On election night, Beaverdam Republican Pless said he was “in shock,” as were many across the county when he finished third, good enough to claim the final seat behind Long and Kirkpatrick. 

“One storyline was, he was the surprise of the election,” Smathers said. “To me, with Mark, there was really an understanding on the importance of learning and knowing, and really seeking out help if he didn’t understand an issue, finding people who can help him learn.”

That’s not a knock on Pless, though. Or anyone else. 

“People think that [elected officials] have all the answers, that we can wave some magic wand and make problems go away, and I think it would surprise people how many issues we deal with that we have to do homework,” said Smathers. “We go and talk to people we trust in the field to help inform our decisions.”

Smathers said his conversation with Long wasn’t a whole lot different. 

“Tommy talked a lot about listening and watching and and going from there,” said Smathers. “There was a sense of — the election’s over, there’s a time for politics, and that time was Tuesday. Today is Wednesday, it’s time start finding some solutions.”

How could this have happened? Many Haywood Democrats are asking themselves that very question right now, but a quick glance at the partisan preference of commission voters by precinct shows exactly how it happened. 

Several precincts in the eastern part of Haywood County boast high Republican turnout — not necessarily high numbers of votes, but a higher percentage of votes. Together, they overwhelm Dem precincts at the core of the county, and leading the way is Cecil. 

“I consider this area heavily agricultural, farming and ranching,” said Haywood County GOP’s Cecil precinct chair Ted Carr. “Farmers think for themselves. I would contrast that to Waynesville, because I think Waynesville voters, they’re like lemmings. They follow the leader off the cliff.”

Now, said Carr, much of Haywood’s political universe revolves around a rural 1960s-era diner known for peanut-butter banana sandwiches served with mayo on Texas toast. 

“It could very well be that the heart of Bethel is Jukebox Junction,” he said. “A lot of discussion goes on at Jukebox Junction. The Republican [county party] Chairman, Ken Henson, his office is right across the street. He’s over at the Jukebox more than once a day, and it’s easy for discussions there to amplify, to spread out in the community. I don’t know of any other communities that have a heart, a central place where people gather and talk like in Bethel.”

Carr said that he and other Haywood Republicans worked the polls every day during early voting, and campaigned vigorously before that, but not in his home precinct. 

“I’m almost embarrassed to say [we worked] very little [in Cecil], because we knew from just casual conversations — talking in church, talking at the fire department, talking at the Jukebox and the mailbox — the way people were going to vote. So we didn’t put in a concentrated effort to mobilize or make phone calls to get folks out. We just had confidence that they would.”

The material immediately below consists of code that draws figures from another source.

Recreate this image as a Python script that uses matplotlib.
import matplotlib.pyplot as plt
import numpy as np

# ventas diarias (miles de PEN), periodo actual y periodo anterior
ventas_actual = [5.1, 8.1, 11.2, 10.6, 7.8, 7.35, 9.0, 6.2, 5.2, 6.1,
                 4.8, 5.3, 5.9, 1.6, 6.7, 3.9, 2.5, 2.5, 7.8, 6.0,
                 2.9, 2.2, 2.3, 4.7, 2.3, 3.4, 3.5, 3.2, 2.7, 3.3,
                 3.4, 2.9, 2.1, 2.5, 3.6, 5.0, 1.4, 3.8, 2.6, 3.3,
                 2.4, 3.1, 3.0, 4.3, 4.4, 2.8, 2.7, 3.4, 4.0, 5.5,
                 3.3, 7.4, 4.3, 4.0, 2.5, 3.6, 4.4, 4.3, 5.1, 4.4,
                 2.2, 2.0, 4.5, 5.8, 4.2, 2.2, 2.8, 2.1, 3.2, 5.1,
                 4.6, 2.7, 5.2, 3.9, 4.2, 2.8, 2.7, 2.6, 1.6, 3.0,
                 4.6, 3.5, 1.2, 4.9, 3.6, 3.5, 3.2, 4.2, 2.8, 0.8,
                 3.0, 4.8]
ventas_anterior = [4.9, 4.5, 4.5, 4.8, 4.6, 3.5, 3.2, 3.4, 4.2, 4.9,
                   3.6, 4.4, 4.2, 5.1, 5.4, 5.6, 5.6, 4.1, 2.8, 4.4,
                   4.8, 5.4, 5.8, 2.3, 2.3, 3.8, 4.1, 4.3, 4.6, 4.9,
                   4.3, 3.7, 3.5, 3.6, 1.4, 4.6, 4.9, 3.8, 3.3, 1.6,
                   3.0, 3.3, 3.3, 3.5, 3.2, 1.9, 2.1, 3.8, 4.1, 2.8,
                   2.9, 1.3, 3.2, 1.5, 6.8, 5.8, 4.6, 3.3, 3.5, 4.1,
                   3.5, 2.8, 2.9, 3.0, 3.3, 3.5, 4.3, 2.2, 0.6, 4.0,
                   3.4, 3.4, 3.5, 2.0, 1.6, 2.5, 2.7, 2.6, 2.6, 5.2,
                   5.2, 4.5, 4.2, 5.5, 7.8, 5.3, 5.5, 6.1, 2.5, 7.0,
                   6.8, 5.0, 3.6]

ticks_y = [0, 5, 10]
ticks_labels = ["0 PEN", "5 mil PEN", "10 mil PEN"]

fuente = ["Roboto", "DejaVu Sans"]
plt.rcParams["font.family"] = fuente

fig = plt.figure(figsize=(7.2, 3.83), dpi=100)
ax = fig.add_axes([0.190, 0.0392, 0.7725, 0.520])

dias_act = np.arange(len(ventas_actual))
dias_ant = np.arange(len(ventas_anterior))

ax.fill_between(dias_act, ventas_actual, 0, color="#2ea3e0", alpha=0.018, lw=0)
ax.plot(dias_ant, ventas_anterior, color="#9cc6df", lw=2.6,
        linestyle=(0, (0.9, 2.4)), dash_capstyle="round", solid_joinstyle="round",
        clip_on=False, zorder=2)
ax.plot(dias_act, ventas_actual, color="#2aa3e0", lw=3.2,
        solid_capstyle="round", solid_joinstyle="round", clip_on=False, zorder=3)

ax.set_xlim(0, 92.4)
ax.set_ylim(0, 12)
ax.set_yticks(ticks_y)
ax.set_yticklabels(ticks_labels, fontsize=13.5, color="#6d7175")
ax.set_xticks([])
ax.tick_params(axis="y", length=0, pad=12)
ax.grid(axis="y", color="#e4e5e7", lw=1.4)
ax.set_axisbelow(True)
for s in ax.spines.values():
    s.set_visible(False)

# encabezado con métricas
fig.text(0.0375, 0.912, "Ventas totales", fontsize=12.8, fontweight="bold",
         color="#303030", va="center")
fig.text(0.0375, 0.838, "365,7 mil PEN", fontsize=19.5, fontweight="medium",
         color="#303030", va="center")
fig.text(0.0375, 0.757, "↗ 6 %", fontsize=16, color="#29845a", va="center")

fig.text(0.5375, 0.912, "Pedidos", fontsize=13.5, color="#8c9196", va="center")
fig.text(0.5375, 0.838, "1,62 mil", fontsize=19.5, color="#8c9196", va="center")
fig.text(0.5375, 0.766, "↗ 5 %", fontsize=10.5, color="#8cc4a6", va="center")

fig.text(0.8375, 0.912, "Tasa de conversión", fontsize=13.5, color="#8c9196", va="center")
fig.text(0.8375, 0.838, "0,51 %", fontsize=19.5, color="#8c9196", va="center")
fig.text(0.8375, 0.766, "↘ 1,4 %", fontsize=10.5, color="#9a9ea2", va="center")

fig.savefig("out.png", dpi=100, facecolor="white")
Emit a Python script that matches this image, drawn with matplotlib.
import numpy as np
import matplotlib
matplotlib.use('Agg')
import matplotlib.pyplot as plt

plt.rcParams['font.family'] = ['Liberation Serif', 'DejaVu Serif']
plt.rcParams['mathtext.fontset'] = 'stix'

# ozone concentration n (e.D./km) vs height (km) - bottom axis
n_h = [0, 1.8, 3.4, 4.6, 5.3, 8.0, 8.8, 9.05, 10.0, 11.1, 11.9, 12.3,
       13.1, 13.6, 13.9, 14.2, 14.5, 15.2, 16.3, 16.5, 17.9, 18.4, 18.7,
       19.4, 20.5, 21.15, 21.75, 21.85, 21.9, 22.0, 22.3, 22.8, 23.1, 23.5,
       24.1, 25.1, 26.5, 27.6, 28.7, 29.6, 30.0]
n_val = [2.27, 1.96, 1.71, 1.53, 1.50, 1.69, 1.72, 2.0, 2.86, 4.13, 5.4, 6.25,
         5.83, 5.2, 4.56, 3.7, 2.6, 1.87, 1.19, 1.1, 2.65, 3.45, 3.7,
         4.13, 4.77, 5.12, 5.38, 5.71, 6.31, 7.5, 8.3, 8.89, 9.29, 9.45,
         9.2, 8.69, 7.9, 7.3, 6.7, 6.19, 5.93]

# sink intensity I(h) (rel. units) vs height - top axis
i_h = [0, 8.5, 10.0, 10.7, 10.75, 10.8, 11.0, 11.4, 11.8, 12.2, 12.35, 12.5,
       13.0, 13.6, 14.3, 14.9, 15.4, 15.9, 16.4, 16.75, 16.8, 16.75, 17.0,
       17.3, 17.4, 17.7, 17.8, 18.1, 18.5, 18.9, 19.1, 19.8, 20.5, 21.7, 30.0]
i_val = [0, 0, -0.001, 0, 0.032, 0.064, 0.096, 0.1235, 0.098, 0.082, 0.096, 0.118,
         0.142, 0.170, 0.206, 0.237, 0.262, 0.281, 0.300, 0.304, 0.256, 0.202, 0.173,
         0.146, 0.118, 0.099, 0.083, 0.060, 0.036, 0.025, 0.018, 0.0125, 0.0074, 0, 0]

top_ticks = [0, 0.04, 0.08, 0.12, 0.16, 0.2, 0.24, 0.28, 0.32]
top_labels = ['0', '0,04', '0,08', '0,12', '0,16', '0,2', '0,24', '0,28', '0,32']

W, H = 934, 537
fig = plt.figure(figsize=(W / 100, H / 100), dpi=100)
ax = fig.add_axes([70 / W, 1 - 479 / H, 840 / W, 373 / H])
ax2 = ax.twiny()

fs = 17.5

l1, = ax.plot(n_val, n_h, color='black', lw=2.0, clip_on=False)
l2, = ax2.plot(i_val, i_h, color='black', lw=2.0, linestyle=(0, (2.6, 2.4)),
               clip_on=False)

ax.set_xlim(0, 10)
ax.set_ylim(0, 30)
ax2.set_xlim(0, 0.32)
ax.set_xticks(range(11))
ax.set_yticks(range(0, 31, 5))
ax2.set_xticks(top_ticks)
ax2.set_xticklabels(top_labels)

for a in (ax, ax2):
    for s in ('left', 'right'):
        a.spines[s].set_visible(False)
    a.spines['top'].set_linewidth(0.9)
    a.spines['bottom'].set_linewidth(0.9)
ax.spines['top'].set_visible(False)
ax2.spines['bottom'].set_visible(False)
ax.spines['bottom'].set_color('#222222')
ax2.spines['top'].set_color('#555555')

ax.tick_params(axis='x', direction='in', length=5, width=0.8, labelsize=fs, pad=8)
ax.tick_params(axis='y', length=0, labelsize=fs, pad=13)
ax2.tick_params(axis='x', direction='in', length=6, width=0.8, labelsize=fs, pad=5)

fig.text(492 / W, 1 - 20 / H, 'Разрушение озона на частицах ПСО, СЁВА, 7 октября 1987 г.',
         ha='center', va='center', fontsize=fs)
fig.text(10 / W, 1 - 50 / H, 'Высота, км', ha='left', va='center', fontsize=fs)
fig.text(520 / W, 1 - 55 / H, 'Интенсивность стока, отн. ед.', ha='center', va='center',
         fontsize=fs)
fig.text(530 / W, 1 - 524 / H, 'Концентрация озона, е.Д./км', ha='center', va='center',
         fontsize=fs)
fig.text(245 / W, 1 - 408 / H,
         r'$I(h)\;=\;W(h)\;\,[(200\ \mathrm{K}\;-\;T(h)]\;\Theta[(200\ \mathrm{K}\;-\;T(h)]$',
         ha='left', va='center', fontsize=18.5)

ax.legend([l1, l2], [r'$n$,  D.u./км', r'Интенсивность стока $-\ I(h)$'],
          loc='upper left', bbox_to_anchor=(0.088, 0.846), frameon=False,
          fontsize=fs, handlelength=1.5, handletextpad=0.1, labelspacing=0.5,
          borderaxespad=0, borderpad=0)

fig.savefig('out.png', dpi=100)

Where he did work, Carr said a simple branding decision on a voter guide handed out by volunteers at the polls might have made all the difference. 

“We purposefully used the term ‘conservative’ rather than ‘Republican’ because conservative would attract some Democrats,” he said, of offering voters a “conservative voter guide.”

“Many, many Democrats in this county will tell you, ‘It’s not the party of my parents. It’s not the party of 30 years ago.’ The Dixiecrats were a conservative group. That’s what a lot of the folks, particularly the farming group, here in Haywood are,” said Carr. “They would say ‘I’m a registered Democrat, but I can’t always vote straight Democrat. The party left me.’”

So could that Democratic Party perhaps entice unaffiliated or even Republican voters by adopting similar tactics and distributing a “liberal voter guide?”

“I don’t think so,” he said. “No, I don’t think so.”